On January 13, 2019, Sanders signed with the Mega Basket Georgia of the Georgia A League.

On October 3, 2019, Sanders signed with Houston Rockets' G League affiliate, the Rio Grande Valley Vipers of Rio Grande, Texas. G League contracts are one-year deals with a base salary of $7,000 per month or $35,000 over the course of a season, plus incentives. If I player is waived, all G-League teams have 2 years of returning player rights. On November 1, 2019, Sanders was released by the Vipers.

On December 12, 2019, Sanders signed a multi-year deal with NBA G League team Lakeland Magic.

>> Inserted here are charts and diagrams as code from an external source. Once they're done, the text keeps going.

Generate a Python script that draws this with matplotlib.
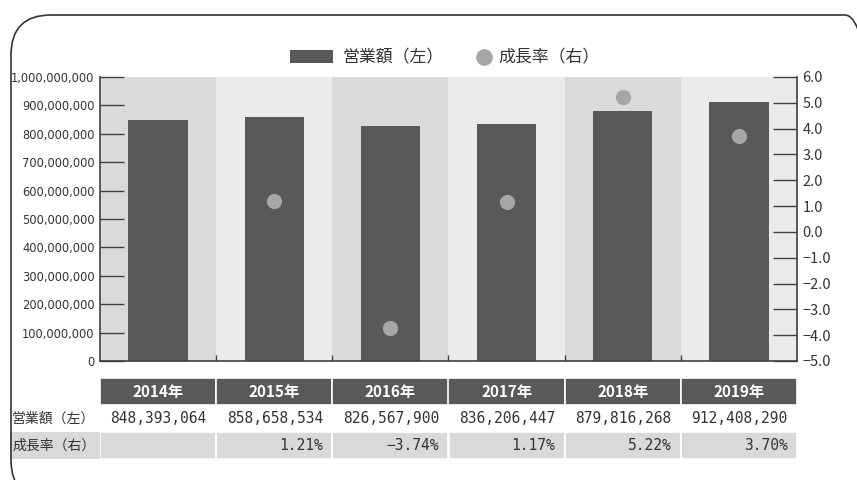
import matplotlib
matplotlib.use("Agg")
import matplotlib.pyplot as plt
from matplotlib.patches import FancyBboxPatch, Rectangle
from matplotlib.lines import Line2D
from matplotlib.ticker import FuncFormatter

plt.rcParams['font.family'] = ['Noto Sans CJK JP', 'DejaVu Sans']

years = ["2014年", "2015年", "2016年", "2017年", "2018年", "2019年"]
sales = [848393064, 858658534, 826567900, 836206447, 879816268, 912408290]
growth = [None, 1.21, -3.74, 1.17, 5.22, 3.70]
left_ticks = [0, 100000000, 200000000, 300000000, 400000000, 500000000,
              600000000, 700000000, 800000000, 900000000, 1000000000]
right_ticks = [-5.0, -4.0, -3.0, -2.0, -1.0, 0.0, 1.0, 2.0, 3.0, 4.0, 5.0, 6.0]
label_sales = "営業額（左）"
label_growth = "成長率（右）"

BAR = "#595959"
DOT = "#a6a6a6"
BAND_D = "#dadada"
BAND_L = "#ebebeb"
SPINE = "#404040"
TXT = "#333333"

W, H = 857, 480
fig = plt.figure(figsize=(W / 100, H / 100), dpi=100)

# rounded frame
frame = FancyBboxPatch((11, -20), 874, 480 - 15 + 20,
                       boxstyle="round,pad=0,rounding_size=40",
                       transform=None, fill=False, edgecolor="#333333", linewidth=1.2)
fig.patches.append(frame)

L, R, T, B = 100, 797, 77, 361
ax = fig.add_axes([L / W, 1 - B / H, (R - L) / W, (B - T) / H])
n = len(years)
xs = list(range(n))
for i in xs:
    ax.axvspan(i - 0.5, i + 0.5, color=BAND_D if i % 2 == 0 else BAND_L, zorder=0, lw=0)
bars = ax.bar(xs, sales, width=0.51, color=BAR, zorder=2, label=label_sales)
ax.set_xlim(-0.5, n - 0.5)
ax.set_ylim(0, 1000000000)
ax.set_yticks(left_ticks)
ax.yaxis.set_major_formatter(FuncFormatter(lambda v, p: f"{int(v):,}"))
ax.tick_params(axis='y', direction='in', length=17, width=1, color=SPINE,
               labelsize=8.3, labelcolor=TXT, pad=4)
for lab in ax.get_yticklabels():
    lab.set_family('DejaVu Sans')
ax.set_xticks([i + 0.5 for i in xs[:-1]])
ax.set_xticklabels([])
ax.tick_params(axis='x', direction='in', length=4, width=1, color=SPINE)
for s in ["top", "right"]:
    ax.spines[s].set_visible(False)
for s in ["left", "bottom"]:
    ax.spines[s].set_color(SPINE)
    ax.spines[s].set_linewidth(1.2)

ax2 = ax.twinx()
gx = [x for x, g in zip(xs, growth) if g is not None]
gy = [g for g in growth if g is not None]
ax2.scatter(gx, gy, s=120, color=DOT, zorder=3, label=label_growth, linewidths=0)
ax2.set_ylim(-5, 6)
ax2.set_yticks(right_ticks)
ax2.yaxis.set_major_formatter(FuncFormatter(lambda v, p: f"{v:.1f}".replace("-", "−")))
ax2.tick_params(axis='y', direction='in', length=17, width=1, color=SPINE,
                labelsize=10.5, labelcolor=TXT, pad=4)
for s in ["top", "left", "bottom"]:
    ax2.spines[s].set_visible(False)
ax2.spines["right"].set_color(SPINE)
ax2.spines["right"].set_linewidth(1.2)
ax2.set_xlim(-0.5, n - 0.5)

# legend (manual placement)
fig.add_artist(Rectangle((290 / W, 1 - 63 / H), 43 / W, 13 / H, transform=fig.transFigure,
                         facecolor=BAR, edgecolor="none"))
fig.text(342 / W, 1 - 57 / H, label_sales, ha="left", va="center", fontsize=12.2, color=TXT)
fig.add_artist(Line2D([484 / W], [1 - 57 / H], transform=fig.transFigure, marker='o',
                      markersize=11, markerfacecolor=DOT, markeredgecolor=DOT, linestyle='none'))
fig.text(498 / W, 1 - 57 / H, label_growth, ha="left", va="center", fontsize=12.2, color=TXT)

# table
TT, TB = 378, 459
axt = fig.add_axes([L / W, 1 - TB / H, (R - L) / W, (TB - TT) / H])
axt.set_xlim(-0.5, n - 0.5)
axt.set_ylim(0, 3)
axt.axis("off")
unit = (R - L) / n
for i, y in enumerate(years):
    axt.add_patch(Rectangle((i - 0.5, 2.0), 1.0, 1.0, facecolor=BAR, edgecolor="white", lw=1.2))
    axt.text(i, 2.5, y, ha="center", va="center", color="white", fontsize=11, fontweight="bold")
axt.add_patch(Rectangle((-0.5 - 90 / unit, 0.0), n + 90 / unit, 1.0,
                        facecolor="#d9d9d9", edgecolor="none", clip_on=False))
for i in xs:
    axt.add_patch(Rectangle((i - 0.5, 0.0), 1.0, 1.0, facecolor="none", edgecolor="white", lw=1.2))
    axt.text(i + 0.42, 1.5, f"{sales[i]:,}", ha="right", va="center",
             fontsize=10.5, family="DejaVu Sans Mono", color=TXT)
    if growth[i] is not None:
        axt.text(i + 0.42, 0.5, f"{growth[i]:.2f}%".replace("-", "−"), ha="right", va="center",
                 fontsize=10.5, family="DejaVu Sans Mono", color=TXT)
lx = -0.5 - 88 / unit
axt.text(lx, 1.5, label_sales, ha="left", va="center", fontsize=10, color=TXT, clip_on=False)
axt.text(lx, 0.5, label_growth, ha="left", va="center", fontsize=10, color=TXT, clip_on=False)

fig.savefig("out.png", dpi=100)
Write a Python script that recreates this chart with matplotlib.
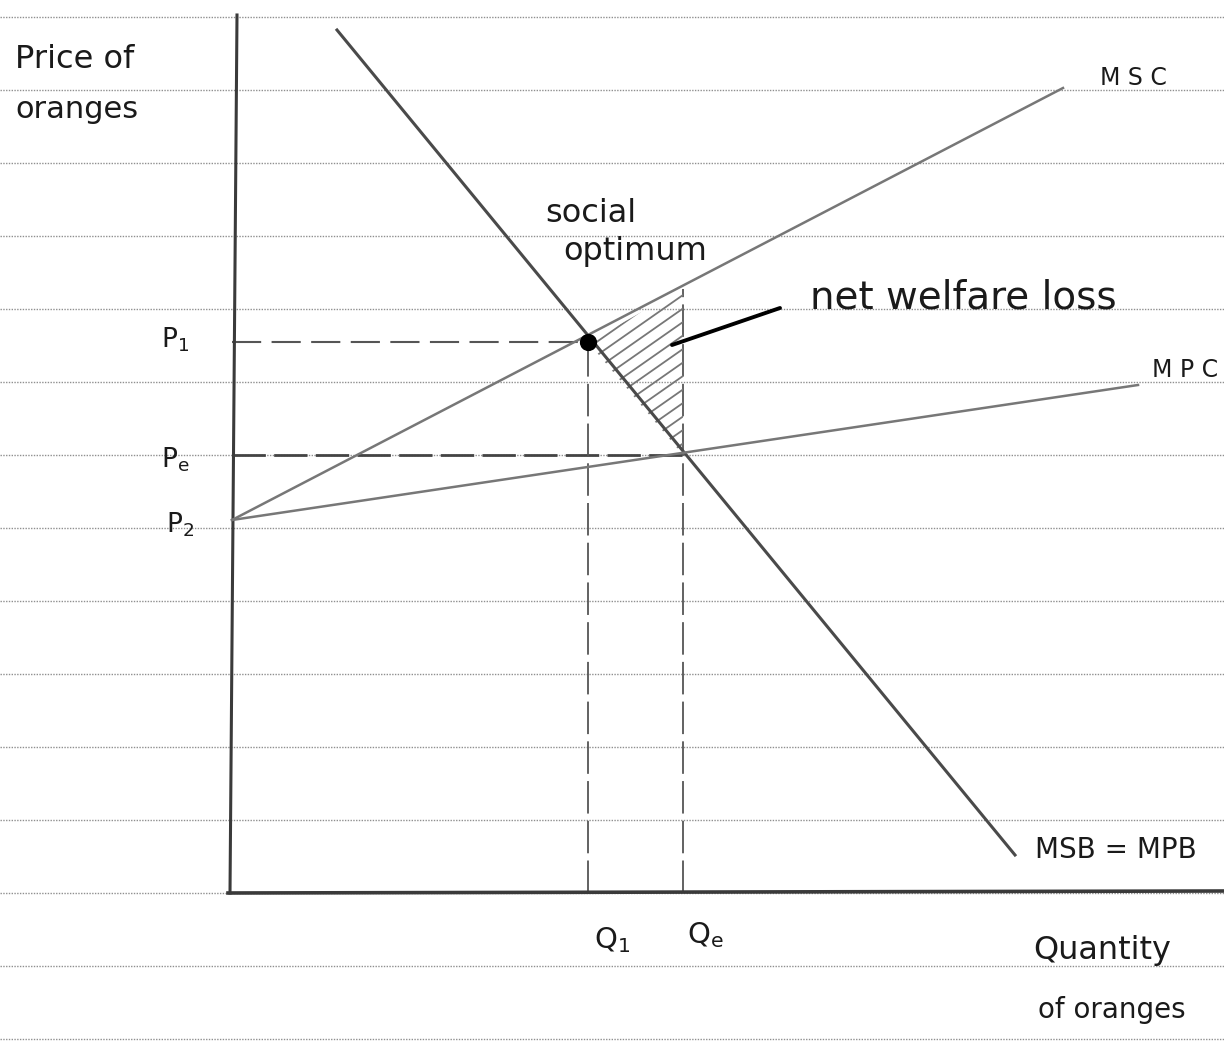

On January 8, 2020, Sanders signed for União Desportiva Oliveirense.

On May 6, 2020, Corey Sanders signed for Astoria Bydgoszcz.

On July 12, 2021, Sanders signed in Italy for Pallacanestro Trieste. He averaged 8.7 points and 4.6 assists per game in nie games.

On January 3, 2022, Sanders moved to Lavrio of the Greek Basket League and the Basketball Champions League. On March 30 of the same year, he was released from the Greek club. In six league games, Sanders averaged 3.7 points, 2.8 assists and 2 rebounds, playing around 18 minutes per contest.

On November 7, 2022, he signed with Sokół Łańcut of the Polish Basketball League (PLK).

==Personal life==
Sanders lives in Lakeland, Florida, and also has a daughter and son.